The final similarity is also expressed on a 0–100 style scale, but what matters more is the confidence band: high (>=68), medium (>=42 and <68), or low (<42), which should always be read together with scan quality and parameter choices.

5. Project Introduction and Dissertation Note

High-level English narrative describing why HAT was created, what market gap it addresses, the method it follows, and how it fits into responsible forensic support.

5.1 Purpose

HAT is built as a deterministic and explainable handwriting comparison platform for screening and research workflows.

It addresses a market gap between slow manual analysis and black-box systems that are hard to audit.

5.2 Why It Exists

To provide transparent parameter-level comparison, reproducible scoring, and practical operational usability for early-stage teams and institutions.

The system is intended to assist analysis, not replace final forensic judgment.

5.3 Forensic Position

HAT is a support tool for triage, consistency, and research reporting.

Final legal or forensic conclusions should remain with qualified experts and full evidentiary protocol.

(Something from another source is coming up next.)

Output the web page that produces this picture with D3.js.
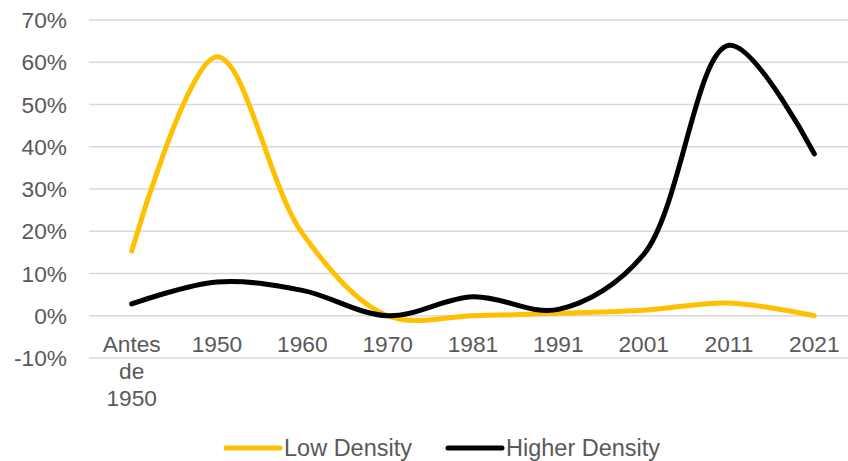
<!DOCTYPE html>
<html>
<head>
<meta charset="utf-8">
<script src="https://cdn.jsdelivr.net/npm/d3@7"></script>
<style>
  body { margin: 0; background: #fff; }
  text { font-family: "Liberation Sans", Arial, sans-serif; fill: #595959; }
</style>
</head>
<body>
<div id="chart"></div>
<script>
// data
var categories = ["Antes de 1950", "1950", "1960", "1970", "1981", "1991", "2001", "2011", "2021"];
var lowDensity = [15.3, 61.3, 19.5, 0, 0, 0.6, 1.3, 3, 0];
var higherDensity = [2.8, 8, 6, 0, 4.5, 1.5, 14.5, 64, 38.3];
var yTicks = [-10, 0, 10, 20, 30, 40, 50, 60, 70];
var seriesNames = ["Low Density", "Higher Density"];
var colors = ["#FFC000", "#000000"];

var W = 848, H = 461;
var margin = {left: 89, right: -9, top: 20, bottom: 103};
var width = W - margin.left - margin.right,
    height = H - margin.top - margin.bottom;

var svg = d3.select("#chart").append("svg")
    .attr("width", W)
    .attr("height", H);

var g = svg.append("g")
    .attr("transform", "translate(" + margin.left + "," + margin.top + ")");

var x = d3.scalePoint()
    .domain(categories)
    .range([0, width])
    .padding(0.5);

var y = d3.scaleLinear()
    .domain([-10, 70])
    .range([height, 0]);

// gridlines
g.append("g")
    .selectAll("line")
    .data(yTicks)
    .enter().append("line")
    .attr("x1", 0)
    .attr("x2", W - margin.left)
    .attr("y1", function(d) { return y(d); })
    .attr("y2", function(d) { return y(d); })
    .attr("stroke", "#d9d9d9")
    .attr("stroke-width", 1.3);

// y labels
g.append("g")
    .selectAll("text")
    .data(yTicks)
    .enter().append("text")
    .attr("x", -22)
    .attr("y", function(d) { return y(d); })
    .attr("dy", "0.36em")
    .attr("text-anchor", "end")
    .style("font-size", "22.7px")
    .text(function(d) { return d + "%"; });

// x labels (wrap "Antes de 1950")
var xl = g.append("g")
    .selectAll("text")
    .data(categories)
    .enter().append("text")
    .attr("x", function(d) { return x(d); })
    .attr("y", y(0) + 36)
    .attr("text-anchor", "middle")
    .style("font-size", "22.7px");

xl.each(function(d) {
    var words = d.split(" ");
    var t = d3.select(this);
    words.forEach(function(w, i) {
        t.append("tspan")
            .attr("x", x(d))
            .attr("dy", i === 0 ? 0 : 27)
            .text(w);
    });
});

// lines
var line = d3.line()
    .x(function(d, i) { return x(categories[i]); })
    .y(function(d) { return y(d); })
    .curve(d3.curveCatmullRom);

[lowDensity, higherDensity].forEach(function(s, i) {
    g.append("path")
        .datum(s)
        .attr("fill", "none")
        .attr("stroke", colors[i])
        .attr("stroke-width", 5)
        .attr("stroke-linecap", "round")
        .attr("stroke-linejoin", "round")
        .attr("d", line);
});

// legend
var legendX = [225, 447];
var legend = svg.append("g")
    .selectAll("g")
    .data(seriesNames)
    .enter().append("g")
    .attr("transform", function(d, i) { return "translate(" + legendX[i] + ",448)"; });

legend.append("line")
    .attr("x1", 1)
    .attr("x2", 55)
    .attr("stroke", function(d, i) { return colors[i]; })
    .attr("stroke-width", 5)
    .attr("stroke-linecap", "round");

legend.append("text")
    .attr("x", 59)
    .attr("dy", "0.36em")
    .style("font-size", "23.5px")
    .text(function(d) { return d; });
</script>
</body>
</html>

6. Technical Interpretation Reference

Official interpretation rules for the main response fields, 0–100 mappings, confidence bands, and roles/responsibilities when using HAT in serious contexts.

6.1 Output Meaning

`metrics.value` is raw/proxy extraction value.

`metrics.score` is normalized display score (0-100).

`deltas` are pairwise dissimilarities (0-100), lower means closer.

6.2 Confidence and Fusion

Final `same_writer_probability` is harmonic fusion of two independent signals: metric probability (CV metrics) and structural similarity (SSIM/edges/histogram).

The fused score is used to decide a confidence band:

- high: >= 68

- medium: >= 42 and < 68

- low: < 42

Per-parameter values shown in the report are descriptive; the final fused confidence depends on how raw feature mismatches combine across parameters plus the structural branch.

6.3 Compliance Guardrail

Public reporting must not claim legal certainty from score alone.

Always include method, limitations, selected parameters/weights, and quality context.

7. Scoring Model

Raw-metric dissimilarity + structural branch + harmonic fusion.

7.1 Metric Branch

Step 1: extract raw/proxy metrics for each selected parameter from both images (A and B).

Step 2: compute per-parameter pairwise dissimilarity (`deltas`) in a 0–100 scale.

Step 3: compute `weighted_distance` as a weighted mean of these `deltas` (lower means more similar).

Step 4: convert `weighted_distance` into `metric_probability` (0–100) using an exponential decay mapping.

Intuition: if mismatches are small across the selected traits, the exponential mapping yields a higher metric probability.

7.2 Structural Branch

Compute independent similarity from image structure using a letterboxed comparison.

Components (combined into 0–100 structural similarity):

- grayscale SSIM (48%)

- edge SSIM on dilated Canny edges (32%)

- gradient-magnitude histogram correlation (20%, correlation mapped from [-1,1] to [0,1]).

Intuition: this branch rewards overall visual similarity even if some scalar trait estimates vary.

7.3 Final Fusion (Harmonic)

Compute fused `same_writer_probability` using harmonic fusion of `metric_probability` and `structural_similarity`.

Harmonic fusion penalizes cases where only one branch is high and the other is low, reducing false “high match” claims.

The confidence band labels (high/medium/low) are then assigned from the fused score thresholds.

8. Calibration and Accuracy Protocol

Dataset standards, tuning loop, quality gates, and reporting requirements.

8.1 Dataset

Use balanced same-writer and different-writer pairs with realistic capture variability.

Maintain a locked validation split for unbiased evaluation.

8.2 Reporting

Track confusion matrix, precision/recall/F1, and error examples.

Record threshold and weight updates for release traceability.

9. Parameters Guide

Human guide for class and individual characteristics in HAT.

9.1 Class Characteristics

Includes broad traits such as slant, spacing, baseline alignment, margins, pressure proxies.

Useful for broad screening and pattern grouping.

9.2 Individual Characteristics

Includes diacritics, loops, embellishments, eyelets, and unusual formations.

Useful for stronger person-specific cues with caution on proxy limitations.